* SET TASK *
Reproduce the material exactly, omitting nothing.

* COLLECTED DATA *
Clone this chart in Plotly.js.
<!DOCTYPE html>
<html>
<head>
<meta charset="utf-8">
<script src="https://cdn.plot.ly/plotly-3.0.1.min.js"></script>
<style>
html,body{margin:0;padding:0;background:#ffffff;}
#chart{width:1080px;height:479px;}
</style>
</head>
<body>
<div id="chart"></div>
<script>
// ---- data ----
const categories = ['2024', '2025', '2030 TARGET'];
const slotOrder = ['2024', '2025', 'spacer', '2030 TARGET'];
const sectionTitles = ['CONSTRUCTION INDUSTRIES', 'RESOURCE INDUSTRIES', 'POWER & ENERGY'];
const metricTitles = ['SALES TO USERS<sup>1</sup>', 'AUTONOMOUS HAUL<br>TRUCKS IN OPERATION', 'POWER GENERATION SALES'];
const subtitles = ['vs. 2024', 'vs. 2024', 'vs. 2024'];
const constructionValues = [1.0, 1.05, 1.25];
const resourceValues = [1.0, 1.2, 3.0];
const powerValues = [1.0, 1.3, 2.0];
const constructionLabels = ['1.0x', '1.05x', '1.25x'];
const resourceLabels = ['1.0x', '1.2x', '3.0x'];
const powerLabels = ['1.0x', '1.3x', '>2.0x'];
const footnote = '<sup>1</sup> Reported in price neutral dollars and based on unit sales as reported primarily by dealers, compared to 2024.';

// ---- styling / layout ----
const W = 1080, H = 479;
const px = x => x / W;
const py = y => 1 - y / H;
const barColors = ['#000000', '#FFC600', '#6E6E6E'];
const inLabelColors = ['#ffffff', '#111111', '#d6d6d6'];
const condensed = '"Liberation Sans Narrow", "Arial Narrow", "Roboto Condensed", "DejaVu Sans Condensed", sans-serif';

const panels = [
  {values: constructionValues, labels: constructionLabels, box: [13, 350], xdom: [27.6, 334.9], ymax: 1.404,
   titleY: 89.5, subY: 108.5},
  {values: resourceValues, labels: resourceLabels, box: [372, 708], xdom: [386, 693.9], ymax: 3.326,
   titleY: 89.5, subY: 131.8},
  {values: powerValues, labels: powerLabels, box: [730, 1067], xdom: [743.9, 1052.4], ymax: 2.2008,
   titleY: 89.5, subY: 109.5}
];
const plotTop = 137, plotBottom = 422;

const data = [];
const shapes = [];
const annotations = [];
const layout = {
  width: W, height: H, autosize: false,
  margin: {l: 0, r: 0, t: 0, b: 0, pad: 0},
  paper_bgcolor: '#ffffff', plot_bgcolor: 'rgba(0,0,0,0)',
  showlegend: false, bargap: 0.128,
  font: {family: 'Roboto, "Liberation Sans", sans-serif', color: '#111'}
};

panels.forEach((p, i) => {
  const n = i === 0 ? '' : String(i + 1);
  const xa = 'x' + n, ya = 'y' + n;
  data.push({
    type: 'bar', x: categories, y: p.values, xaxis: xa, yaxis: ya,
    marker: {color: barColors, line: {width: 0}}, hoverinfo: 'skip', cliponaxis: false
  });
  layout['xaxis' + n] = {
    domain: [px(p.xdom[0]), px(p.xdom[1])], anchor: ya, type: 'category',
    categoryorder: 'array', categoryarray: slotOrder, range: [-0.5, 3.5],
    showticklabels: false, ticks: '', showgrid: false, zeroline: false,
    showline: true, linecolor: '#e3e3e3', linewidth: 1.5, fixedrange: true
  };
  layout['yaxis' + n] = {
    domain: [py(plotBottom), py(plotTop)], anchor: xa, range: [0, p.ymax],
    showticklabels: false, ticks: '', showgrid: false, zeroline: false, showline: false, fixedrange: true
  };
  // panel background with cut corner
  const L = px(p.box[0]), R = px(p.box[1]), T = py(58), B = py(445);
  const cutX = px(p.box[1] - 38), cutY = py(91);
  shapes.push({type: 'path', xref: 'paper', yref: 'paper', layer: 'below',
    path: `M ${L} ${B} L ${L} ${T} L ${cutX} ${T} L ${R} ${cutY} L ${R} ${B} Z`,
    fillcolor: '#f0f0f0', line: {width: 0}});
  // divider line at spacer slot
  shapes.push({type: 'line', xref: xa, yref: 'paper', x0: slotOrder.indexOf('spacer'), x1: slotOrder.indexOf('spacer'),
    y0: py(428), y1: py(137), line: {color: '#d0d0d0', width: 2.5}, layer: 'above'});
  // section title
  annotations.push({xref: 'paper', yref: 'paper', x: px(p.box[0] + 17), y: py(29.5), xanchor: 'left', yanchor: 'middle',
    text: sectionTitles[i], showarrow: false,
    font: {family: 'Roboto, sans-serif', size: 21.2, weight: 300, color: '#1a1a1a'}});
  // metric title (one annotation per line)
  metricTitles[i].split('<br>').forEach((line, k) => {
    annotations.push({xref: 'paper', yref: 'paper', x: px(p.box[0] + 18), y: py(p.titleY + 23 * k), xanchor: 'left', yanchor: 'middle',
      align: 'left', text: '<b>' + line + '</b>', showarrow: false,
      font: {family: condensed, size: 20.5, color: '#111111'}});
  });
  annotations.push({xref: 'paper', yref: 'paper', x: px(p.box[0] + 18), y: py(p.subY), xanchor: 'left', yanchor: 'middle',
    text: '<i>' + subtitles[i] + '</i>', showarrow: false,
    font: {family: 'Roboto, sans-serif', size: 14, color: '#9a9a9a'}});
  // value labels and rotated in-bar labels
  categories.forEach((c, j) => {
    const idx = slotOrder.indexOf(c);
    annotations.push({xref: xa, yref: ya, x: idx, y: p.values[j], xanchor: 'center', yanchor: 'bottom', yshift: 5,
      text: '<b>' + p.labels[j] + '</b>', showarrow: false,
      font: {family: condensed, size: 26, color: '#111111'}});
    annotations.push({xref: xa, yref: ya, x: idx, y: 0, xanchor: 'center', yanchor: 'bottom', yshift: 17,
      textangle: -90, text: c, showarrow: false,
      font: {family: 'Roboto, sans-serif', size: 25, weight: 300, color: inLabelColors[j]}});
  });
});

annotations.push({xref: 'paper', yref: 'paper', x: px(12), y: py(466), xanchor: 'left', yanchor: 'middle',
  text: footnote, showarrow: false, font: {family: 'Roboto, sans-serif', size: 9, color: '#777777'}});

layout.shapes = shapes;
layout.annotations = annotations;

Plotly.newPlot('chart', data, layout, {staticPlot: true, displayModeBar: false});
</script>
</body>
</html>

* COMPLETE RESPONSE *
Clone this chart in Plotly.js.
<!DOCTYPE html>
<html>
<head>
<meta charset="utf-8">
<script src="https://cdn.plot.ly/plotly-3.0.1.min.js"></script>
<style>
html,body{margin:0;padding:0;background:#ffffff;}
#chart{width:1080px;height:479px;}
</style>
</head>
<body>
<div id="chart"></div>
<script>
// ---- data ----
const categories = ['2024', '2025', '2030 TARGET'];
const slotOrder = ['2024', '2025', 'spacer', '2030 TARGET'];
const sectionTitles = ['CONSTRUCTION INDUSTRIES', 'RESOURCE INDUSTRIES', 'POWER & ENERGY'];
const metricTitles = ['SALES TO USERS<sup>1</sup>', 'AUTONOMOUS HAUL<br>TRUCKS IN OPERATION', 'POWER GENERATION SALES'];
const subtitles = ['vs. 2024', 'vs. 2024', 'vs. 2024'];
const constructionValues = [1.0, 1.05, 1.25];
const resourceValues = [1.0, 1.2, 3.0];
const powerValues = [1.0, 1.3, 2.0];
const constructionLabels = ['1.0x', '1.05x', '1.25x'];
const resourceLabels = ['1.0x', '1.2x', '3.0x'];
const powerLabels = ['1.0x', '1.3x', '>2.0x'];
const footnote = '<sup>1</sup> Reported in price neutral dollars and based on unit sales as reported primarily by dealers, compared to 2024.';

// ---- styling / layout ----
const W = 1080, H = 479;
const px = x => x / W;
const py = y => 1 - y / H;
const barColors = ['#000000', '#FFC600', '#6E6E6E'];
const inLabelColors = ['#ffffff', '#111111', '#d6d6d6'];
const condensed = '"Liberation Sans Narrow", "Arial Narrow", "Roboto Condensed", "DejaVu Sans Condensed", sans-serif';

const panels = [
  {values: constructionValues, labels: constructionLabels, box: [13, 350], xdom: [27.6, 334.9], ymax: 1.404,
   titleY: 89.5, subY: 108.5},
  {values: resourceValues, labels: resourceLabels, box: [372, 708], xdom: [386, 693.9], ymax: 3.326,
   titleY: 89.5, subY: 131.8},
  {values: powerValues, labels: powerLabels, box: [730, 1067], xdom: [743.9, 1052.4], ymax: 2.2008,
   titleY: 89.5, subY: 109.5}
];
const plotTop = 137, plotBottom = 422;

const data = [];
const shapes = [];
const annotations = [];
const layout = {
  width: W, height: H, autosize: false,
  margin: {l: 0, r: 0, t: 0, b: 0, pad: 0},
  paper_bgcolor: '#ffffff', plot_bgcolor: 'rgba(0,0,0,0)',
  showlegend: false, bargap: 0.128,
  font: {family: 'Roboto, "Liberation Sans", sans-serif', color: '#111'}
};

panels.forEach((p, i) => {
  const n = i === 0 ? '' : String(i + 1);
  const xa = 'x' + n, ya = 'y' + n;
  data.push({
    type: 'bar', x: categories, y: p.values, xaxis: xa, yaxis: ya,
    marker: {color: barColors, line: {width: 0}}, hoverinfo: 'skip', cliponaxis: false
  });
  layout['xaxis' + n] = {
    domain: [px(p.xdom[0]), px(p.xdom[1])], anchor: ya, type: 'category',
    categoryorder: 'array', categoryarray: slotOrder, range: [-0.5, 3.5],
    showticklabels: false, ticks: '', showgrid: false, zeroline: false,
    showline: true, linecolor: '#e3e3e3', linewidth: 1.5, fixedrange: true
  };
  layout['yaxis' + n] = {
    domain: [py(plotBottom), py(plotTop)], anchor: xa, range: [0, p.ymax],
    showticklabels: false, ticks: '', showgrid: false, zeroline: false, showline: false, fixedrange: true
  };
  // panel background with cut corner
  const L = px(p.box[0]), R = px(p.box[1]), T = py(58), B = py(445);
  const cutX = px(p.box[1] - 38), cutY = py(91);
  shapes.push({type: 'path', xref: 'paper', yref: 'paper', layer: 'below',
    path: `M ${L} ${B} L ${L} ${T} L ${cutX} ${T} L ${R} ${cutY} L ${R} ${B} Z`,
    fillcolor: '#f0f0f0', line: {width: 0}});
  // divider line at spacer slot
  shapes.push({type: 'line', xref: xa, yref: 'paper', x0: slotOrder.indexOf('spacer'), x1: slotOrder.indexOf('spacer'),
    y0: py(428), y1: py(137), line: {color: '#d0d0d0', width: 2.5}, layer: 'above'});
  // section title
  annotations.push({xref: 'paper', yref: 'paper', x: px(p.box[0] + 17), y: py(29.5), xanchor: 'left', yanchor: 'middle',
    text: sectionTitles[i], showarrow: false,
    font: {family: 'Roboto, sans-serif', size: 21.2, weight: 300, color: '#1a1a1a'}});
  // metric title (one annotation per line)
  metricTitles[i].split('<br>').forEach((line, k) => {
    annotations.push({xref: 'paper', yref: 'paper', x: px(p.box[0] + 18), y: py(p.titleY + 23 * k), xanchor: 'left', yanchor: 'middle',
      align: 'left', text: '<b>' + line + '</b>', showarrow: false,
      font: {family: condensed, size: 20.5, color: '#111111'}});
  });
  annotations.push({xref: 'paper', yref: 'paper', x: px(p.box[0] + 18), y: py(p.subY), xanchor: 'left', yanchor: 'middle',
    text: '<i>' + subtitles[i] + '</i>', showarrow: false,
    font: {family: 'Roboto, sans-serif', size: 14, color: '#9a9a9a'}});
  // value labels and rotated in-bar labels
  categories.forEach((c, j) => {
    const idx = slotOrder.indexOf(c);
    annotations.push({xref: xa, yref: ya, x: idx, y: p.values[j], xanchor: 'center', yanchor: 'bottom', yshift: 5,
      text: '<b>' + p.labels[j] + '</b>', showarrow: false,
      font: {family: condensed, size: 26, color: '#111111'}});
    annotations.push({xref: xa, yref: ya, x: idx, y: 0, xanchor: 'center', yanchor: 'bottom', yshift: 17,
      textangle: -90, text: c, showarrow: false,
      font: {family: 'Roboto, sans-serif', size: 25, weight: 300, color: inLabelColors[j]}});
  });
});

annotations.push({xref: 'paper', yref: 'paper', x: px(12), y: py(466), xanchor: 'left', yanchor: 'middle',
  text: footnote, showarrow: false, font: {family: 'Roboto, sans-serif', size: 9, color: '#777777'}});

layout.shapes = shapes;
layout.annotations = annotations;

Plotly.newPlot('chart', data, layout, {staticPlot: true, displayModeBar: false});
</script>
</body>
</html>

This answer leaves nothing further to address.